If there are other ideas simply post here.
Hmmm. My problem is slightly more complex. I am using the same routines for rendering all scenery objects (trees, rocks, enemies, buildings...). The problem is that some of these are static, some are mobile, some have rendering restrictions (such as transparent textures that need to be depth-sorted), and some that don''t, and some have multiple materials (the tree/bark)while others have only one.

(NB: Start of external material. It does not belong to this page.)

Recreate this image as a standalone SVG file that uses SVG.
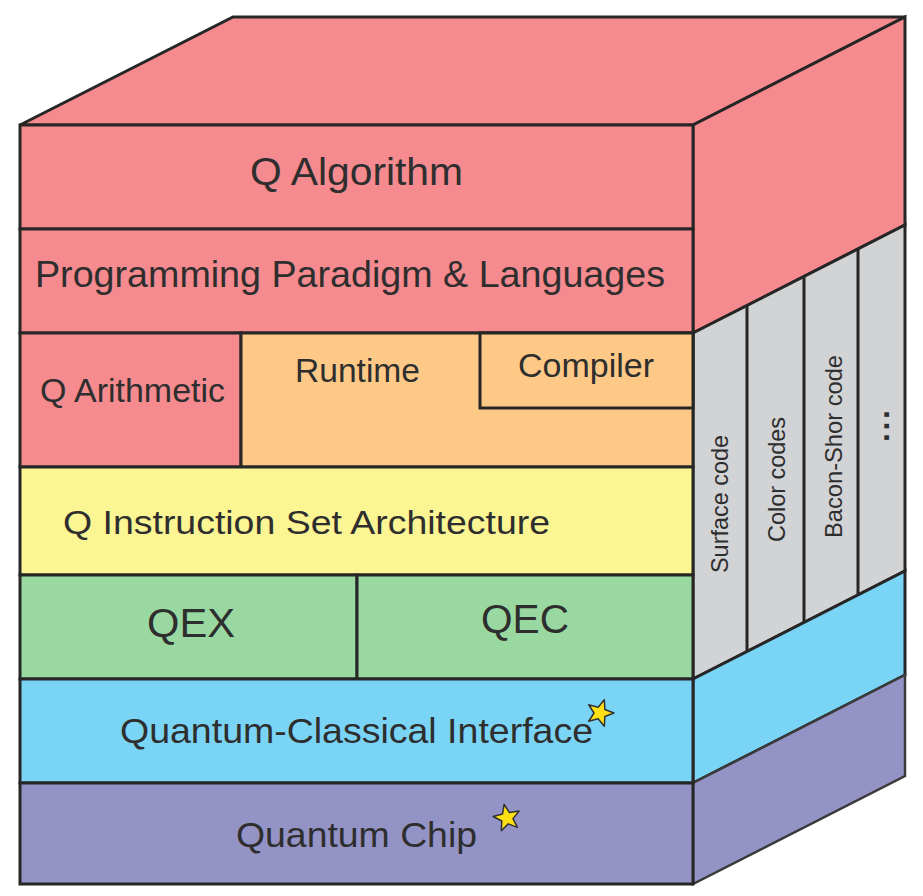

I''ve experimented with material batching, transform matrix batching, VB caching and I got the following:

On my dev machine (2ghz, GeForce4 Ti), the fastest method was to just do several transforms, ignoring the materials, and depth-sorting only those items that contained transparent textures (this required a little more memory, because I had to tag the textures as opaque/not opaque).

On my test machine (750mhz, GeForce2 MX), VB caching with texture batching was the fastest.

My guess is that if you''ve got a slow card, you need to do more work on the CPU. If you''ve got a fast card, it''s better to leave the CPU idle. So... nothing too revalatory there.
Always prey on the weak, the timid and the stupid. Otherwise you'll just get your butt kicked
For a tortoise, this is extremely hard to do, but when you get it right... the expression on their faces ...
quote:Original post by SoaringTortoise
My guess is that if you''ve got a slow card, you need to do more work on the CPU. If you''ve got a fast card, it''s better to leave the CPU idle. So... nothing too revalatory there.

The main problem is to found the right balance.
In my engine I use a VB pool for static and dynamic data, it seems to be the right choice but this solution not permit the batching.